In classrooms that don’t feature PBL, transfer learning is rarely employed. Students are rarely asked to take their consolidated knowledge and skills and apply what they know to new scenarios and different contexts. They are infrequently given the opportunity to use what they have learned to make or create. But that’s exactly what happens in PBL. PBL allows students to engage both in near transfer learning (by interpreting the real-world problem through the lens of content) and far transfer (by using this content to create new solutions to solve that problem). This both helps students develop their content knowledge through each of the surface, deep, and transfer learning stages, as well as increasing the effect size of the learning strategies at each stage; transfer learning is the most powerful step in building deep understanding and long-term retention.
What this means
Let’s go back to the question we started with – is explicit teaching really compatible with PBL?

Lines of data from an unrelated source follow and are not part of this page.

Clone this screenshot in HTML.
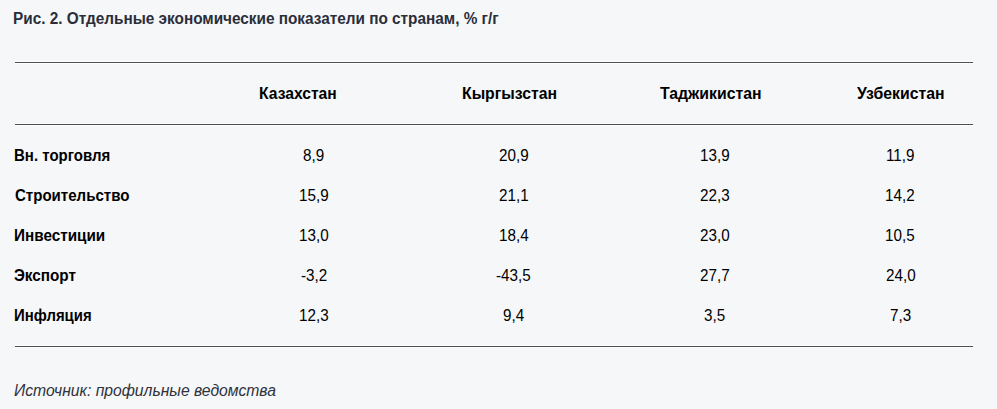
<!DOCTYPE html>
<html><head><meta charset="utf-8"><style>
html,body{margin:0;padding:0;}
body{width:997px;height:409px;background:#f6f7f9;position:relative;overflow:hidden;font-family:"Liberation Sans",sans-serif;font-size:16px;line-height:16px;white-space:nowrap;}
.ln{position:absolute;left:15px;width:958px;height:1px;background:#4d4d4d;box-shadow:0 -1px 0 #fff,0 1px 0 #fff;}
</style></head><body>
<div class="ln" style="top:62px"></div><div class="ln" style="top:124px"></div><div class="ln" style="top:346px"></div>
<div style="position:absolute;left:13.43px;top:11px;font-weight:700;font-style:normal;color:#2a2e39;transform:scaleX(0.9585);transform-origin:0 0;">Рис. 2. Отдельные экономические показатели по странам, % г/г</div>
<div style="position:absolute;left:259.02px;top:86px;font-weight:700;font-style:normal;color:#000000;transform:scaleX(0.9782);transform-origin:0 0;">Казахстан</div>
<div style="position:absolute;left:462.41px;top:86px;font-weight:700;font-style:normal;color:#000000;transform:scaleX(0.9863);transform-origin:0 0;">Кыргызстан</div>
<div style="position:absolute;left:659.80px;top:86px;font-weight:700;font-style:normal;color:#000000;transform:scaleX(0.9882);transform-origin:0 0;">Таджикистан</div>
<div style="position:absolute;left:857.00px;top:86px;font-weight:700;font-style:normal;color:#000000;transform:scaleX(0.9875);transform-origin:0 0;">Узбекистан</div>
<div style="position:absolute;left:14.45px;top:148px;font-weight:700;font-style:normal;color:#000000;transform:scaleX(0.9376);transform-origin:0 0;">Вн. торговля</div>
<div style="position:absolute;left:303.46px;top:148px;font-weight:400;font-style:normal;color:#000000;transform:scaleX(0.9500);transform-origin:0 0;letter-spacing:0.0px;">8,9</div>
<div style="position:absolute;left:498.80px;top:148px;font-weight:400;font-style:normal;color:#000000;transform:scaleX(0.9500);transform-origin:0 0;letter-spacing:0.0px;">20,9</div>
<div style="position:absolute;left:699.50px;top:148px;font-weight:400;font-style:normal;color:#000000;transform:scaleX(0.9500);transform-origin:0 0;letter-spacing:0.0px;">13,9</div>
<div style="position:absolute;left:885.78px;top:148px;font-weight:400;font-style:normal;color:#000000;transform:scaleX(0.9500);transform-origin:0 0;letter-spacing:0.0px;">11,9</div>
<div style="position:absolute;left:14.61px;top:188px;font-weight:700;font-style:normal;color:#000000;transform:scaleX(0.9405);transform-origin:0 0;">Строительство</div>
<div style="position:absolute;left:299.19px;top:188px;font-weight:400;font-style:normal;color:#000000;transform:scaleX(0.9500);transform-origin:0 0;letter-spacing:0.0px;">15,9</div>
<div style="position:absolute;left:498.80px;top:188px;font-weight:400;font-style:normal;color:#000000;transform:scaleX(0.9500);transform-origin:0 0;letter-spacing:0.0px;">21,1</div>
<div style="position:absolute;left:699.97px;top:188px;font-weight:400;font-style:normal;color:#000000;transform:scaleX(0.9500);transform-origin:0 0;letter-spacing:0.0px;">22,3</div>
<div style="position:absolute;left:885.30px;top:188px;font-weight:400;font-style:normal;color:#000000;transform:scaleX(0.9500);transform-origin:0 0;letter-spacing:0.0px;">14,2</div>
<div style="position:absolute;left:14.44px;top:228px;font-weight:700;font-style:normal;color:#000000;transform:scaleX(0.9543);transform-origin:0 0;">Инвестиции</div>
<div style="position:absolute;left:299.19px;top:228px;font-weight:400;font-style:normal;color:#000000;transform:scaleX(0.9500);transform-origin:0 0;letter-spacing:0.0px;">13,0</div>
<div style="position:absolute;left:498.80px;top:228px;font-weight:400;font-style:normal;color:#000000;transform:scaleX(0.9500);transform-origin:0 0;letter-spacing:0.0px;">18,4</div>
<div style="position:absolute;left:699.97px;top:228px;font-weight:400;font-style:normal;color:#000000;transform:scaleX(0.9500);transform-origin:0 0;letter-spacing:0.0px;">23,0</div>
<div style="position:absolute;left:885.30px;top:228px;font-weight:400;font-style:normal;color:#000000;transform:scaleX(0.9500);transform-origin:0 0;letter-spacing:0.0px;">10,5</div>
<div style="position:absolute;left:13.85px;top:268px;font-weight:700;font-style:normal;color:#000000;transform:scaleX(0.9547);transform-origin:0 0;">Экспорт</div>
<div style="position:absolute;left:301.09px;top:268px;font-weight:400;font-style:normal;color:#000000;transform:scaleX(0.9500);transform-origin:0 0;letter-spacing:0.0px;">-3,2</div>
<div style="position:absolute;left:496.43px;top:268px;font-weight:400;font-style:normal;color:#000000;transform:scaleX(0.9500);transform-origin:0 0;letter-spacing:0.0px;">-43,5</div>
<div style="position:absolute;left:699.97px;top:268px;font-weight:400;font-style:normal;color:#000000;transform:scaleX(0.9500);transform-origin:0 0;letter-spacing:0.0px;">27,7</div>
<div style="position:absolute;left:885.77px;top:268px;font-weight:400;font-style:normal;color:#000000;transform:scaleX(0.9500);transform-origin:0 0;letter-spacing:0.0px;">24,0</div>
<div style="position:absolute;left:14.07px;top:308px;font-weight:700;font-style:normal;color:#000000;transform:scaleX(0.9329);transform-origin:0 0;">Инфляция</div>
<div style="position:absolute;left:299.19px;top:308px;font-weight:400;font-style:normal;color:#000000;transform:scaleX(0.9500);transform-origin:0 0;letter-spacing:0.0px;">12,3</div>
<div style="position:absolute;left:503.07px;top:308px;font-weight:400;font-style:normal;color:#000000;transform:scaleX(0.9500);transform-origin:0 0;letter-spacing:0.0px;">9,4</div>
<div style="position:absolute;left:703.77px;top:308px;font-weight:400;font-style:normal;color:#000000;transform:scaleX(0.9500);transform-origin:0 0;letter-spacing:0.0px;">3,5</div>
<div style="position:absolute;left:890.05px;top:308px;font-weight:400;font-style:normal;color:#000000;transform:scaleX(0.9500);transform-origin:0 0;letter-spacing:0.0px;">7,3</div>
<div style="position:absolute;left:14.42px;top:383px;font-weight:400;font-style:italic;color:#2e323c;transform:scaleX(0.9812);transform-origin:0 0;">Источник: профильные ведомства</div>
</body></html>
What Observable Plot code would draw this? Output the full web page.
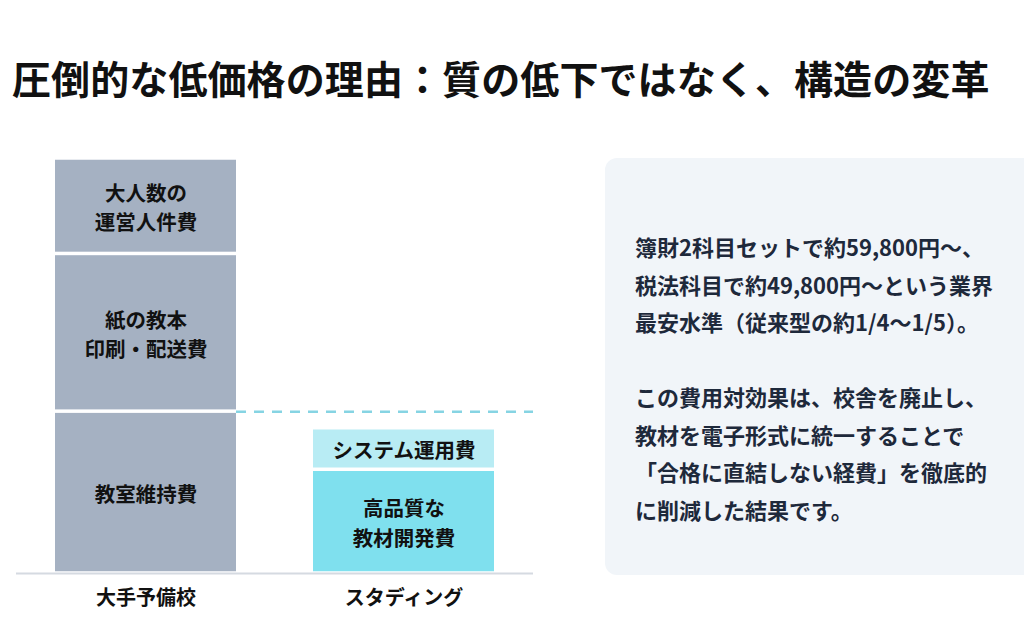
<!DOCTYPE html>
<html>
<head>
<meta charset="utf-8">
<script src="https://cdn.jsdelivr.net/npm/d3@7"></script>
<script src="https://cdn.jsdelivr.net/npm/@observablehq/plot@0.6"></script>
<style>
  html, body { margin: 0; padding: 0; background: #ffffff; }
  body { width: 1024px; height: 635px; overflow: hidden; position: relative;
         font-family: "Noto Sans CJK JP", "Noto Sans", sans-serif; }
  #title { position: absolute; left: 12px; top: 54px; font-size: 39px; line-height: 46px;
           font-weight: 700; color: #111111; white-space: nowrap; letter-spacing: 0.1px; }
  #chart { position: absolute; left: 0; top: 130px; }
  #note { position: absolute; left: 605px; top: 158px; width: 440px; height: 417px;
          background: #f1f5f9; border-radius: 12px; box-sizing: border-box;
          padding: 70px 0 0 30px; font-size: 22px; line-height: 37.5px; font-weight: 700;
          color: #1e293b; white-space: nowrap; }
</style>
</head>
<body>
<div id="title"></div>
<div id="chart"></div>
<div id="note"></div>
<script>
// ---- data ----
const titleText = "圧倒的な低価格の理由：質の低下ではなく、構造の変革";
const categories = ["大手予備校", "スタディング"];
const segSchool = ["大手予備校", "大手予備校", "大手予備校", "スタディング", "スタディング"];
const segLabel = ["教室維持費", "紙の教本\n印刷・配送費", "大人数の\n運営人件費", "高品質な\n教材開発費", "システム運用費"];
const segValue = [39, 38, 23, 25, 10];
const segColor = ["#a5b1c2", "#a5b1c2", "#a5b1c2", "#7fe0ee", "#b8ecf4"];
const referenceLevel = [39];
const noteLines = [
  "簿財2科目セットで約59,800円～、",
  "税法科目で約49,800円～という業界",
  "最安水準（従来型の約1/4～1/5）。",
  "",
  "この費用対効果は、校舎を廃止し、",
  "教材を電子形式に統一することで",
  "「合格に直結しない経費」を徹底的",
  "に削減した結果です。"
];

const segments = segSchool.map((s, i) => ({school: s, label: segLabel[i], value: segValue[i], color: segColor[i]}));

document.getElementById("title").textContent = titleText;
const note = document.getElementById("note");
noteLines.forEach(l => {
  const d = document.createElement("div");
  d.textContent = l === "" ? "\u00a0" : l;
  note.appendChild(d);
});

const plot = Plot.plot({
  width: 560,
  height: 500,
  marginLeft: 16,
  marginRight: 27,
  marginTop: 28,
  marginBottom: 57,
  style: {fontFamily: "'Noto Sans CJK JP', sans-serif", background: "transparent", color: "#111111"},
  x: {domain: categories, paddingInner: 0.298, paddingOuter: 0.15, label: null},
  y: {domain: [0, 100], axis: null},
  marks: [
    Plot.barY(segments, {
      x: "school", y: "value", fill: "color", order: null,
      insetTop: 1.75, insetBottom: 1.75
    }),
    Plot.text(segments, Plot.stackY({
      x: "school", y: "value", text: "label", order: null,
      fontSize: 20.5, fontWeight: "bold", lineHeight: 1.42, fill: "#111111"
    })),
    Plot.ruleY(referenceLevel, {
      insetLeft: 220,
      stroke: "#86d4e3", strokeWidth: 2.5, strokeDasharray: "10,8"
    }),
    Plot.ruleY([0], {stroke: "#d5dae1", strokeWidth: 2}),
    Plot.axisX({tickSize: 0, tickPadding: 17, fontSize: 20, fontWeight: "bold", fill: "#111111", label: null})
  ]
});
document.getElementById("chart").appendChild(plot);
</script>
</body>
</html>
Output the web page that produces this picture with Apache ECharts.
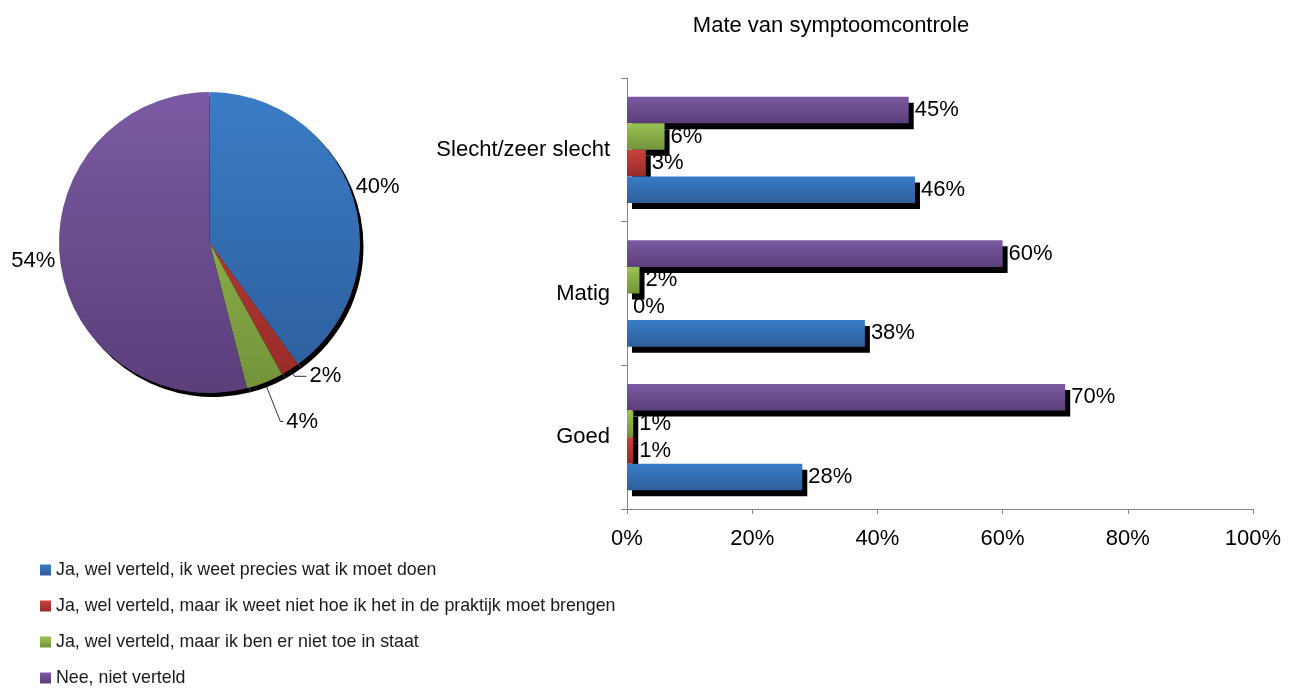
<!DOCTYPE html>
<html>
<head>
<meta charset="utf-8">
<script src="https://cdn.jsdelivr.net/npm/echarts@6/dist/echarts.min.js"></script>
<style>
  html,body{margin:0;padding:0;background:#fff;}
  #main{width:1293px;height:689px;}
</style>
</head>
<body>
<div id="main"></div>
<script>
// legend / series names
const seriesNames = [
  'Ja, wel verteld, ik weet precies wat ik moet doen',
  'Ja, wel verteld, maar ik weet niet hoe ik het in de praktijk moet brengen',
  'Ja, wel verteld, maar ik ben er niet toe in staat',
  'Nee, niet verteld'
]
// pie: totaal
const pieValues = [40, 2, 4, 54]
// bars: per mate van symptoomcontrole (bottom to top)
const categories = ['Goed', 'Matig', 'Slecht/zeer slecht']
const blueValues = [28, 38, 46]
const redValues = [1, 0, 3]
const greenValues = [1, 2, 6]
const purpleValues = [70, 60, 45]
const xTicks = [0, 20, 40, 60, 80, 100]

const FONT = "'Liberation Sans', Arial, sans-serif"

// excel-ish gradients (light top, dark bottom)
const grad = (top, bottom) => new echarts.graphic.LinearGradient(0, 0, 0, 1, [
  { offset: 0, color: top }, { offset: 1, color: bottom }
])
const pieGrad = (top, bottom) => ({
  type: 'linear', x: 0, y: 92, x2: 0, y2: 393, global: true,
  colorStops: [{ offset: 0, color: top }, { offset: 1, color: bottom }]
})
const colorPairs = [
  ['#3a7cc6', '#2d5e9b'],
  ['#c9433f', '#962b28'],
  ['#9cc352', '#73933a'],
  ['#7b5aa3', '#5b3e7a']
]

// label line lengths per pie slice [length, length2, show]
const pieLines = [[0, 0, false], [8, 12, true], [42, 3, true], [0, 2, false]]

var myChart = echarts.init(document.getElementById('main'))

const pieData = pieValues.map((v, i) => ({
  value: v,
  name: seriesNames[i],
  itemStyle: { color: pieGrad(colorPairs[i][0], colorPairs[i][1]) },
  labelLine: { show: pieLines[i][2], length: pieLines[i][0], length2: pieLines[i][1] }
}))

// purple first so it sits on top of each group, lower bars drawn over upper shadows
const barSeries = [blueValues, redValues, greenValues, purpleValues].map((vals, i) => ({
  name: seriesNames[i],
  type: 'bar',
  data: vals,
  barGap: '0%',
  barCategoryGap: '26%',
  itemStyle: {
    color: grad(colorPairs[i][0], colorPairs[i][1]),
    shadowColor: '#000',
    shadowBlur: 0,
    shadowOffsetX: 5,
    shadowOffsetY: 6
  },
  label: {
    show: true,
    position: 'right',
    distance: 6,
    formatter: '{c}%',
    color: '#000',
    fontSize: 22,
    fontFamily: FONT
  }
})).reverse()

var option = {
  animation: false,
  backgroundColor: '#fff',
  textStyle: { fontFamily: FONT },
  title: {
    text: 'Mate van symptoomcontrole',
    left: 826,
    textAlign: 'center',
    top: 10,
    textStyle: { fontSize: 22, fontWeight: 'normal', color: '#000', fontFamily: FONT }
  },
  legend: {
    orient: 'vertical',
    left: 40,
    top: 561,
    height: 200,
    padding: 0,
    itemWidth: 11,
    itemHeight: 11,
    itemGap: 18,
    icon: 'rect',
    data: seriesNames,
    textStyle: { fontSize: 17.8, lineHeight: 18, color: '#1a1a1a', fontFamily: FONT }
  },
  grid: { left: 627, right: 40, top: 78, bottom: 180, containLabel: false },
  xAxis: {
    type: 'value',
    min: xTicks[0],
    max: xTicks[xTicks.length - 1],
    interval: xTicks[1] - xTicks[0],
    axisLine: { show: true, lineStyle: { color: '#868686' } },
    axisTick: { show: true, length: 5, lineStyle: { color: '#868686' } },
    splitLine: { show: false },
    axisLabel: { formatter: '{value}%', fontSize: 22, color: '#000', margin: 19, fontFamily: FONT }
  },
  yAxis: {
    type: 'category',
    data: categories,
    axisLine: { show: true, lineStyle: { color: '#868686' } },
    axisTick: { show: true, length: 6, lineStyle: { color: '#868686' } },
    axisLabel: { fontSize: 22, color: '#000', margin: 17, fontFamily: FONT }
  },
  series: [
    {
      // drop shadow of the pie
      type: 'pie',
      silent: true,
      center: [213, 246.5],
      radius: 150.5,
      data: pieValues.map(v => ({ value: v })),
      itemStyle: { color: '#000' },
      label: { show: false },
      labelLine: { show: false },
      legendHoverLink: false
    },
    {
      name: 'totaal',
      type: 'pie',
      center: [209.5, 242.5],
      radius: 150.5,
      startAngle: 90,
      clockwise: true,
      avoidLabelOverlap: false,
      data: pieData,
      itemStyle: { borderWidth: 0 },
      label: {
        show: true,
        position: 'outside',
        formatter: '{c}%',
        fontSize: 22,
        color: '#000',
        fontFamily: FONT,
        distanceToLabelLine: 3
      },
      labelLine: { lineStyle: { color: '#333', width: 1 } },
      labelLayout: function (params) {
        if (params.dataIndex === 0) return { dy: -9 }
        return {}
      }
    }
  ].concat(barSeries)
}
myChart.setOption(option)
</script>
</body>
</html>
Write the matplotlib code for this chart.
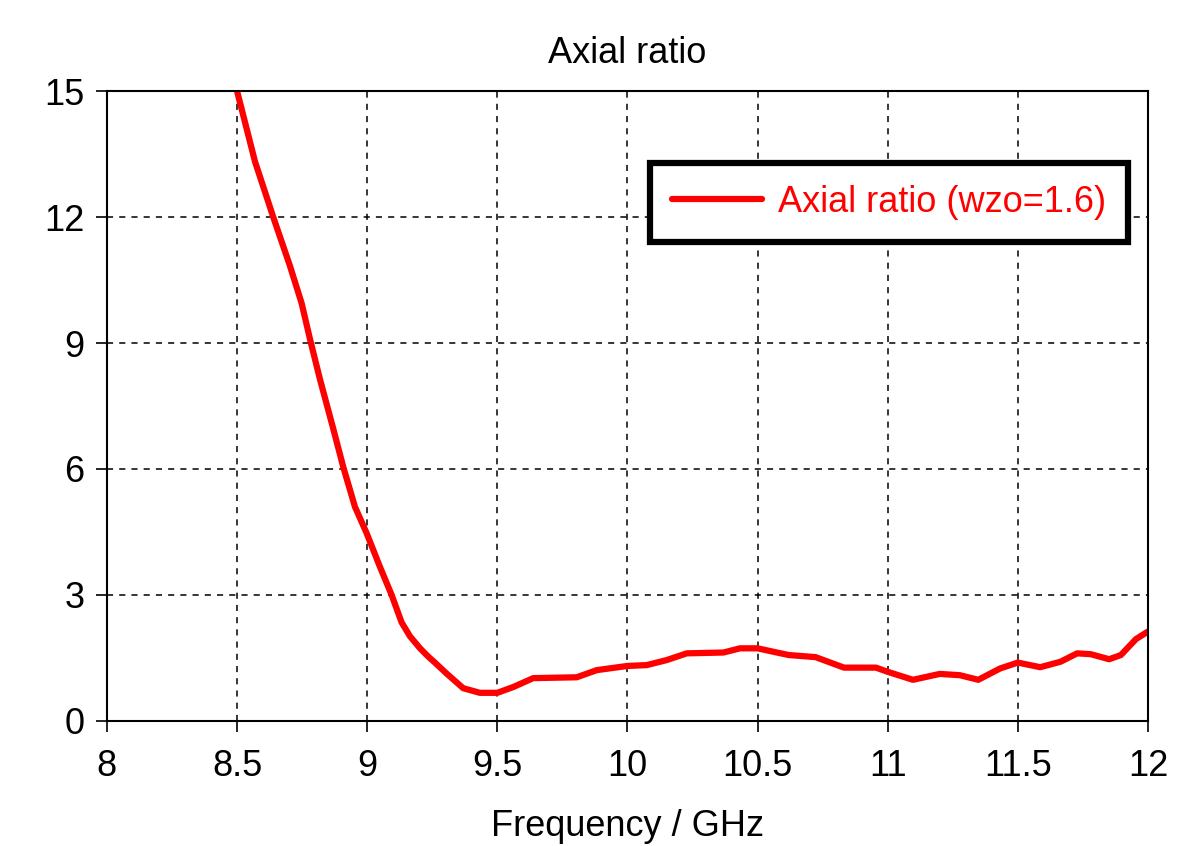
import matplotlib.pyplot as plt

# values
freq = [8.5, 8.569, 8.639, 8.702, 8.748, 8.78, 8.818, 8.87, 8.908, 8.953,
        8.998, 9.049, 9.094, 9.132, 9.164, 9.203, 9.235, 9.262, 9.305, 9.369,
        9.433, 9.5, 9.562, 9.638, 9.805, 9.882, 10.0, 10.074, 10.151, 10.228,
        10.369, 10.433, 10.5, 10.574, 10.62, 10.723, 10.832, 10.955, 11.0, 11.097,
        11.2, 11.277, 11.348, 11.432, 11.5, 11.586, 11.664, 11.728, 11.78, 11.851,
        11.896, 11.954, 12.0]
axial = [15.0, 13.32, 12.0, 10.86, 9.95, 9.1, 8.15, 6.95, 6.05, 5.1,
         4.47, 3.67, 3.0, 2.35, 2.02, 1.73, 1.53, 1.38, 1.13, 0.78,
         0.67, 0.67, 0.81, 1.02, 1.04, 1.21, 1.31, 1.33, 1.45, 1.61,
         1.63, 1.73, 1.73, 1.63, 1.57, 1.52, 1.27, 1.27, 1.17, 0.98,
         1.12, 1.09, 0.98, 1.25, 1.39, 1.28, 1.41, 1.61, 1.59, 1.47,
         1.57, 1.95, 2.13]

xticks = [8, 8.5, 9, 9.5, 10, 10.5, 11, 11.5, 12]
xticklabels = ["8", "8.5", "9", "9.5", "10", "10.5", "11", "11.5", "12"]
yticks = [0, 3, 6, 9, 12, 15]

plt.rcParams['font.family'] = ['Liberation Sans', 'DejaVu Sans']

fig = plt.figure(figsize=(11.88, 8.46), dpi=100)
ax = fig.add_axes([0.090, 0.1478, 0.8763, 0.7446])

ax.plot(freq, axial, color='#ff0000', linewidth=4.5, solid_capstyle='round',
        label="Axial ratio (wzo=1.6)")

ax.set_xlim(8, 12)
ax.set_ylim(0, 15)
ax.set_xticks(xticks)
ax.set_xticklabels(xticklabels)
ax.set_yticks(yticks)
ax.tick_params(labelsize=26, direction='out', length=8, width=1.2, pad=12)
ax.tick_params(axis='y', pad=8)

ax.grid(True, color='black', linestyle=(0, (4, 4)), linewidth=1.1)
for s in ax.spines.values():
    s.set_linewidth(1.5)

leg = ax.legend(loc='upper right', bbox_to_anchor=(0.998, 0.914), fontsize=26,
                frameon=True, fancybox=False, framealpha=1, handlelength=2.5,
                handletextpad=0.45, borderpad=0.6, labelcolor='#ff0000')
leg.get_frame().set_edgecolor('black')
leg.get_frame().set_linewidth(4.5)

ax.set_title("Axial ratio", fontsize=26, pad=20)
ax.set_xlabel("Frequency / GHz", fontsize=26, labelpad=18)

fig.savefig("out.png", dpi=100)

PBL isn’t just compatible with explicit teaching – it enhances the effectiveness of explicit teaching and will improve content retention.
However, this will only occur if your PBL unit puts explicit teaching at its core. To do so:
Map the teaching of content to an inquiry question which you want students to ask. You should also anticipate this as a likely question that will arise from their exposure to the real-world problem
Teach the content as you normally would. This builds surface and deep understanding
Re-frame content through application to the problem to build near transfer skills. When students explore how what they have learned explains the causes and impact of the problem, their content understanding is deepened
Extend students’ content knowledge using far transfer when they are imagining solutions. If they can flexibly manipulate what they learned to help them solve the problem, they are demonstrating an advanced and embedded curriculum understanding
For students who are slightly behind after a difficult 2020 and who face the prospect of having to learn even more content than normal, the risk of much of that learning not being internalised is high. A powerful learning pedagogy like PBL – which enables students to embed content understanding through deep and transfer learning – is the perfect solution.